Editors Talk Poetry Acceptances: Esther Vincent, The Tiger Moth Review
As a platform for emerging poets, our mission is to provide practical help for serious writers. The community lifts itself up together or not at all. In that light, we’ve been asking some great editors from around the literary community for their frank thoughts on why poems may get accepted/rejected from their own slush pile of submissions, and what poets can do to better their chances. Today, we’re speaking with Esther Vincent, Poetry Editor of The Tiger Moth Review.
From a craft standpoint, what causes you to accept a poem?
Esther Vincent: The poetry that I look out for in The Tiger Moth Review should firstly address one of the themes of nature, culture, the environment and ecology, which is the focus of the journal. How a poet chooses to engage with these themes is really up to them. I prefer poems that are concrete rather than abstract, poems that are accessible and local in subject matter yet global in its outlook and perspective. It is also crucial for the poet to commit to imagery that is both striking yet nuanced, and in terms of tone, I am drawn to the introspective, contemplative and self-reflexive persona who speaks to me hidden truths which are revealed by the end of the poem.

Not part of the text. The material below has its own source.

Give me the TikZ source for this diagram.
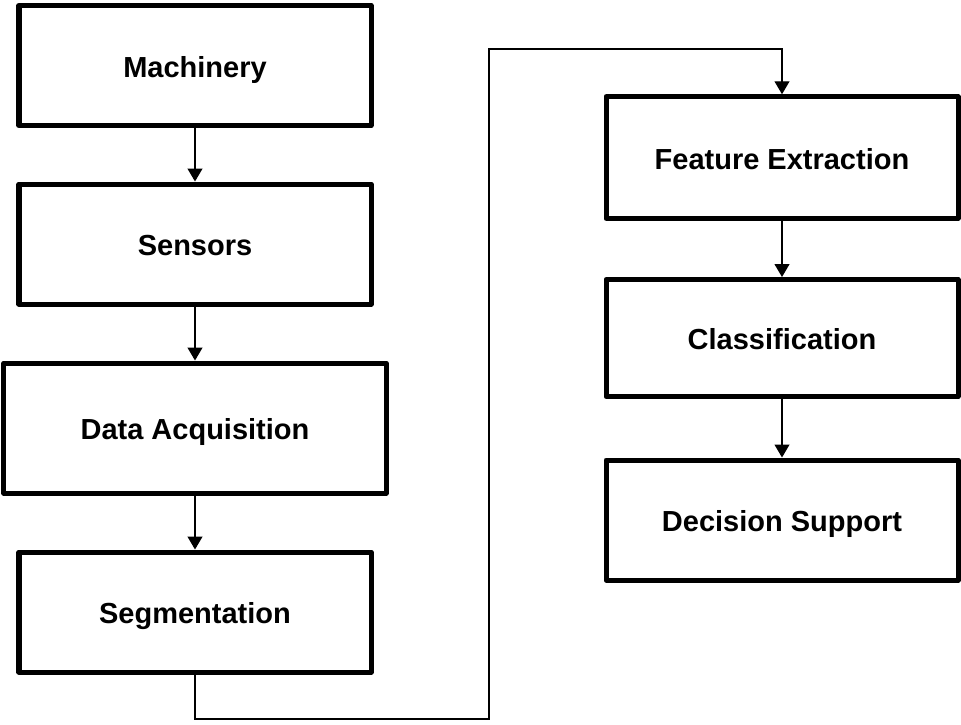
\documentclass[tikz,border=0pt]{standalone}
\usepackage{fontspec}
\setmainfont{Liberation Sans}
\usetikzlibrary{arrows.meta}
\tikzset{
    box/.style={draw, line width=0.1cm, line join=round, minimum width=7.04cm, minimum height=2.4cm, inner sep=0pt, text height=0.472cm, text depth=0pt, font=\fontsize{16.5}{20}\selectfont\bfseries},
    arr/.style={line width=0.8pt, -{Triangle[width=8.5pt,length=7.4pt]}}
}
\begin{document}
\begin{tikzpicture}
    \useasboundingbox (0,0) rectangle (19.22,-14.48);
    %Left column
    \node[box] (mach) at (3.9,-1.31) {Machinery};
    \node[box] (sens) at (3.9,-4.88) {Sensors};
    \node[box, minimum width=7.64cm, minimum height=2.6cm] (daq) at (3.9,-8.56) {Data Acquisition};
    \node[box] (seg) at (3.9,-12.24) {Segmentation};
    %Right column
    \node[box, minimum height=2.43cm] (feat) at (15.64,-3.15) {Feature Extraction};
    \node[box, minimum height=2.34cm] (cls) at (15.64,-6.76) {Classification};
    \node[box] (dec) at (15.64,-10.4) {Decision Support};
    %Links
    \draw[arr] (mach) -- (sens);
    \draw[arr] (sens) -- (daq);
    \draw[arr] (daq) -- (seg);
    \draw[arr] (feat) -- (cls);
    \draw[arr] (cls) -- (dec);
    %Crossover
    \coordinate (low) at (9.78,-14.38);
    \coordinate (high) at (9.78,-0.98);
    \draw[arr] (seg.south) |- (low) -- (high) -| (feat.north);
\end{tikzpicture}
\end{document}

I don’t look for specific styles or aesthetics, just a poem that observes, thinks and poses questions to the reader. A poem that adds value to anyone who spends their time reading it, one that brings readers on a journey of self-discovery and insight.
What advice do you have for new poets who are submitting work?

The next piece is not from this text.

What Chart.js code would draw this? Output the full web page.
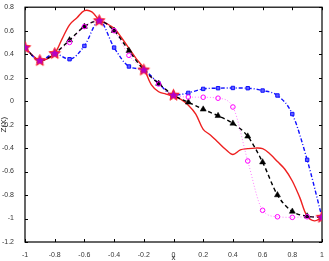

Esther Vincent: I would say to take the time to read what the journal is about, to understand its vision and then think about whether or not your work resonates with that journal before submitting. Every editor takes the time to share what their journal aims to do, and it’s only respectful to read before submitting. Read previous issues to see the kind of work that has been featured, so that you can gauge whether or not your work is suited to the journal. Be ready for rejection, take it in good stride and see it as an opportunity for growth rather than getting disappointed or defensive. Always be professional and respect the editor’s decision. Lastly, edit your work before submitting it for consideration! It is a big no-no to submit drafts of your work and expect the editor to proofread your submission for you.
How many rejections have you faced and how do you deal with them?

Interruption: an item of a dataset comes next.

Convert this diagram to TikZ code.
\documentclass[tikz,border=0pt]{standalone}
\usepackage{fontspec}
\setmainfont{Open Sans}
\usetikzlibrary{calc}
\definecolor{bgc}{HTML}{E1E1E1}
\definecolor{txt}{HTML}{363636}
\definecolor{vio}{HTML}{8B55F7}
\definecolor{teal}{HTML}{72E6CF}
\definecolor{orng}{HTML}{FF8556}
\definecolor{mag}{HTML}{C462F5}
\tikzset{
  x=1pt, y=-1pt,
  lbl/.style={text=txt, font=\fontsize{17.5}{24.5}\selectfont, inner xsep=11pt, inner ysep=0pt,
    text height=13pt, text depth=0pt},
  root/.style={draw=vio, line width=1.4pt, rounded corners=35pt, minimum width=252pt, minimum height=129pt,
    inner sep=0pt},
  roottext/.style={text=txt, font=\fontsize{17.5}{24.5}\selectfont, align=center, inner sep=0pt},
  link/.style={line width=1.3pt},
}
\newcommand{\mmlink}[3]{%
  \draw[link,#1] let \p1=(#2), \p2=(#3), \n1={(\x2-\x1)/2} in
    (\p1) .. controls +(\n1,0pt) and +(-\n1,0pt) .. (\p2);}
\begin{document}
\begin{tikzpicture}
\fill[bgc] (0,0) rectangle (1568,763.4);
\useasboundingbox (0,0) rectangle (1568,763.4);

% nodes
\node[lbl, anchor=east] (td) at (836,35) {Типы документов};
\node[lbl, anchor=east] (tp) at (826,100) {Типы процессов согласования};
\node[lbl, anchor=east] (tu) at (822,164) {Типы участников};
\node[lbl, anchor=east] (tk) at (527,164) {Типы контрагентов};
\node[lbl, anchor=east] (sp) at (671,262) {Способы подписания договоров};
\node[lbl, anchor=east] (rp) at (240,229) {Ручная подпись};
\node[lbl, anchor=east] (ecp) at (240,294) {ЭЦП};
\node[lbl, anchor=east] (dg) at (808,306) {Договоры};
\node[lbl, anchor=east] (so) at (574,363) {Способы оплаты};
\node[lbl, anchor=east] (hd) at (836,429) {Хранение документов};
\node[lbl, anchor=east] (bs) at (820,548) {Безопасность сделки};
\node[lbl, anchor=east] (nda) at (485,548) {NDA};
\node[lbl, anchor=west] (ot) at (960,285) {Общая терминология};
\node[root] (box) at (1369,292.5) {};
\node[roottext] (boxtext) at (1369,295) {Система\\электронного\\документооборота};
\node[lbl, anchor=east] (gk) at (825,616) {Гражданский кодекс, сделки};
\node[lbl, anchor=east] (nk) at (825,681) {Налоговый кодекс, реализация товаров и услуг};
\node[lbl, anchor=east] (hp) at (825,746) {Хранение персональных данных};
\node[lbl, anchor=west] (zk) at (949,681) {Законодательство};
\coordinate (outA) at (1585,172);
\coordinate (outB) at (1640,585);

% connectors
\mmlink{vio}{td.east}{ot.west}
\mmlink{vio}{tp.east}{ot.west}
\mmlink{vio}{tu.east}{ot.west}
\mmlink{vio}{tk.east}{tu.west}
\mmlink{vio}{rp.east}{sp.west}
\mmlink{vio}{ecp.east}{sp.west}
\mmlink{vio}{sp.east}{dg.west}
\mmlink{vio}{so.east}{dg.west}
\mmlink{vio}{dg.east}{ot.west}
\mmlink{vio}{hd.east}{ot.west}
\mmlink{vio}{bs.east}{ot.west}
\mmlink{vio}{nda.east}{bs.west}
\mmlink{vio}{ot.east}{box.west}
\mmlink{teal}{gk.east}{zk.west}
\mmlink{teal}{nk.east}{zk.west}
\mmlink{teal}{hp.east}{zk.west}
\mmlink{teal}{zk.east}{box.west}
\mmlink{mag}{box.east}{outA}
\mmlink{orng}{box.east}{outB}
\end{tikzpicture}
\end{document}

Esther Vincent: Like I said earlier, it is normal to get rejected. I get more rejections than acceptances. Sometimes, it’s because your work is not up to standard, and it just means you have to practice and work on your poem more. Sometimes, it’s because your work does not fit what the editors are looking for, although you may have written a great poem. I don’t take any rejection personally, but I see it as feedback for improvement. I just move on, relook my poems, and ask myself, what can I do better? Where else can I submit?